Why Ugandan Cinema Must Escape the Hollywood Validation Trap
We need to have an honest, uncomfortable conversation about the soul of Ugandan cinema.
Right now, our industry is standing at critical crossroads. We are producing more content than ever, our actors are getting noticed, and the cameras are rolling across the country. But if we pierce through the celebratory smoke and mirrors, we have to ask ourselves a brutal question: Whose stories are we actually telling, and whose gaze are we trying to satisfy?
The harshest truth we must confront is that Hollywood didn’t just export movies; it exported a worldview. It inflicted a specific narrative template onto our collective psyche; - a Western formula of conflict, pacing, heroism, and resolution. Slowly, almost imperceptibly, that formula became our benchmark for "good cinema."

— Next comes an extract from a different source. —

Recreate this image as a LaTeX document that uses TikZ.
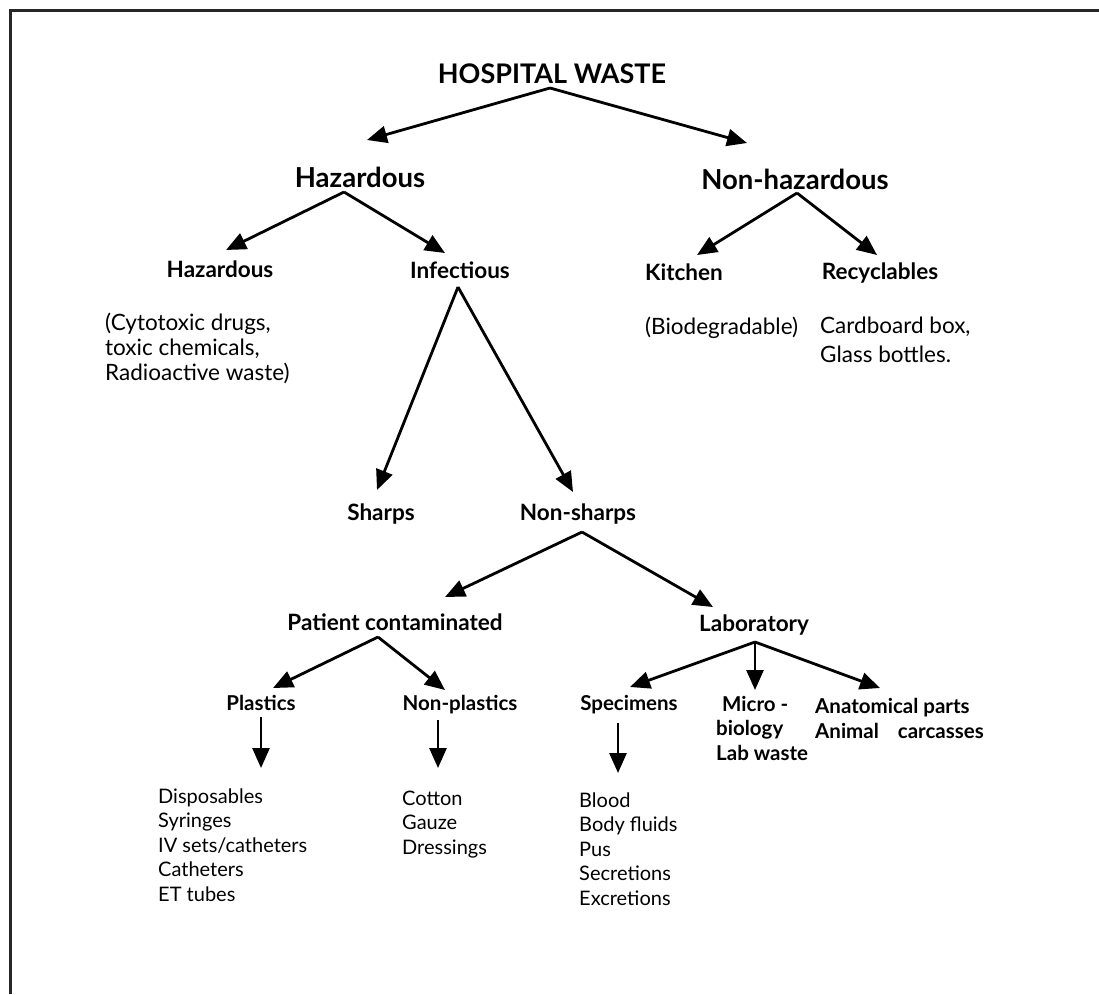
\documentclass[tikz,border=0pt]{standalone}
\usepackage{fontspec}
\setmainfont{Lato}
\usetikzlibrary{arrows.meta}

\begin{document}
\begin{tikzpicture}[x=1pt, y=-1pt,
            arr/.style={-{Triangle[length=20pt, width=17pt]}, line width=2.8pt},
            frame/.style={line width=3pt, draw=black!85},
            toplabel/.style={inner sep=0pt, anchor=base, font=\fontsize{27}{32}\selectfont\bfseries},
            firstlabel/.style={inner sep=0pt, anchor=base, font=\fontsize{27.5}{32}\selectfont\bfseries},
            catlabel/.style={inner sep=0pt, anchor=base, font=\fontsize{22.5}{26}\selectfont\bfseries},
            sublabel/.style={inner sep=0pt, anchor=base, font=\fontsize{20.5}{25}\selectfont\bfseries},
            sublist/.style={inner sep=0pt, anchor=base west, align=left, font=\fontsize{20.5}{24.5}\selectfont\bfseries},
            itemlist/.style={inner sep=0pt, anchor=base west, align=left, font=\fontsize{20}{24.5}\selectfont},
            notelist/.style={inner sep=0pt, anchor=base west, align=left, font=\fontsize{22.5}{25}\selectfont}
        ]
            \useasboundingbox (0, 0) rectangle (1099, 994);

            % page frame (top and left only)
            \draw[frame] (1099, 10) -- (10, 10) -- (10, 994);

            % main split
            \node[toplabel] (waste) at (552, 83) {HOSPITAL WASTE};
            \node[firstlabel] (haz) at (360, 187) {Hazardous};
            \node[firstlabel] (nonhaz) at (795, 189) {Non-hazardous};

            % hazardous side
            \node[catlabel] (chem) at (220, 277) {Hazardous};
            \node[catlabel] (infect) at (460, 278) {Infectious};
            \node[notelist] (chemlist) at (105, 380) {(Cytotoxic drugs,\\toxic chemicals,\\Radioactive waste)};

            % non-hazardous side
            \node[catlabel] (kitchen) at (684, 280) {Kitchen};
            \node[catlabel] (recyc) at (880, 279) {Recyclables};
            \node[notelist] (bio) at (645, 334) {(Biodegradable)};
            \node[notelist, font=\fontsize{22.5}{29}\selectfont] (boxes) at (820, 362) {Cardboard box,\\Glass bottles.};

            % infectious
            \node[catlabel] (sharps) at (381, 520) {Sharps};
            \node[catlabel] (nonsharps) at (578, 520) {Non-sharps};
            \node[catlabel] (patient) at (395, 630) {Patient contaminated};
            \node[catlabel] (lab) at (754, 631) {Laboratory};

            \node[sublabel] (plastics) at (261, 710) {Plastics};
            \node[sublabel] (nonplastics) at (460, 710) {Non-plastics};
            \node[sublabel] (specimens) at (629, 710) {Specimens};
            \node[sublist] (micro) at (716, 760) {\hspace{6pt}Micro -\\biology\\Lab waste};
            \node[sublist] (anat) at (815, 738) {Anatomical parts\\Animal\hspace{14pt} carcasses};

            \node[itemlist] (disp) at (158, 901) {Disposables\\Syringes\\IV sets/catheters\\Catheters\\ET tubes};
            \node[itemlist] (cotton) at (402, 854) {Cotton\\Gauze\\Dressings};
            \node[itemlist] (blood) at (579, 905) {Blood\\Body fluids\\Pus\\Secretions\\Excretions};

            % arrows
            \draw[arr] ([shift={(-2, 5)}] waste.base) -- ([shift={(7, -47)}] haz.base);
            \draw[arr] ([shift={(-2, 5)}] waste.base) -- ([shift={(-48, -46)}] nonhaz.base);

            \draw[arr] ([shift={(-16, 5)}] haz.base) -- ([shift={(6, -27)}] chem.base);
            \draw[arr] ([shift={(-16, 5)}] haz.base) -- ([shift={(-15, -25)}] infect.base);
            \draw[arr] ([shift={(2, 4)}] nonhaz.base) -- ([shift={(13, -25)}] kitchen.base);
            \draw[arr] ([shift={(2, 4)}] nonhaz.base) -- ([shift={(-3, -24)}] recyc.base);

            \draw[arr] ([shift={(-2, 9)}] infect.base) -- ([shift={(-4, -30)}] sharps.base);
            \draw[arr] ([shift={(-2, 9)}] infect.base) -- ([shift={(-5, -28)}] nonsharps.base);
            \draw[arr] ([shift={(4, 12)}] nonsharps.base) -- ([shift={(50, -33)}] patient.base);
            \draw[arr] ([shift={(4, 12)}] nonsharps.base) -- ([shift={(-41, -24)}] lab.base);

            \draw[arr] ([shift={(-17, 7)}] patient.base) -- ([shift={(12, -22)}] plastics.base);
            \draw[arr] ([shift={(-17, 7)}] patient.base) -- ([shift={(-15, -20)}] nonplastics.base);
            \draw[arr] ([shift={(1, 11)}] lab.base) -- ([shift={(1, -23)}] specimens.base);
            \draw[arr] ([shift={(1, 11)}] lab.base) -- ([shift={(39, -70)}] micro.base west);
            \draw[arr] ([shift={(1, 11)}] lab.base) -- ([shift={(65, -50)}] anat.base west);

            \draw[arr] ([shift={(0, 7)}] plastics.base) -- ([shift={(103, -133)}] disp.base west);
            \draw[arr] ([shift={(-22, 10)}] nonplastics.base) -- ([shift={(36, -86)}] cotton.base west);
            \draw[arr] ([shift={(-11, 13)}] specimens.base) -- ([shift={(39, -132)}] blood.base west);
        \end{tikzpicture}
\end{document}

We have fallen into a dangerous validation gimmick. We measure our creative success by how closely we can mimic the West, or whether a foreign festival validates our pain. When we build our cinematic language on borrowed foundations, we aren’t creating art; we are performing cultural ventriloquism. We are treating our own rich, deeply nuanced reality as a mere subsystem of a Western framework.
We must run from this trap. True cinematic sovereignty belongs to those who dare to look inward.
This dependency on external templates manifests heavily in our current structural landscape. We find ourselves trapped in the era of the 400 episode television marathon.
We look at our industry and proudly claim, "We have so many stories to tell!" Yet, we take a single narrative spark and stretch it across hundreds of episodes of serialized television, thinning out the plot, exhausting our creative collectives, and diluting the cinematic texture until it becomes background noise.
If we truly have an abundance of stories, why are we hoarding them in endless loops?
An abundance of stories should mean a diversity of forms. It should mean fierce, tightly wound feature films, experimental shorts, and anthologies that explore the infinite corners of our heritage from ancestral suppleness to the bittersweet, complex socio-economic ripples of modern labor export and the changing dynamics of our relationships.
We need to stop manufacturing narrative filler and start engineering cinematic impact.
But the burden of this revolution doesn't fall solely on the directors, writers, and showrunners. It falls squarely on the Ugandan audience.
We need to cultivate a genuine, mature culture of film viewership. it is an uphill battle since our Ugandan Cinema Origins are quite unfortunate however, blind praise is just as damaging to an emerging industry as cynical apathy. To support Ugandan cinema means to show up for it, to buy the ticket, to sit in the dark with our community and then, to engage with it honestly.
We must move past the defensive reflex where any critique of a local film is seen as "sabotage." Constructive criticism is an act of love. It is the highest form of respect an audience can pay to a filmmaker, signaling that we take their work seriously enough to demand excellence. The rest of the world thrives in it.
The immediate testing ground for this cultural shift is right in front of us. The Uganda Film Festival (UFF) screenings are here starting today Monday 25th for the next two weeks.
This is where we vote with our feet and our attention. Let’s pack the theatres, not to look for Hollywood lookalikes, but to find ourselves on screen. Go to the screenings, witness the experiments, celebrate the victories, and debate the shortcomings.
Let’s leave behind the era of the validation gimmick. Our soil is thick with unwritten myths and raw, unpolished regional truths. It is time we trusted our own eyes to see them.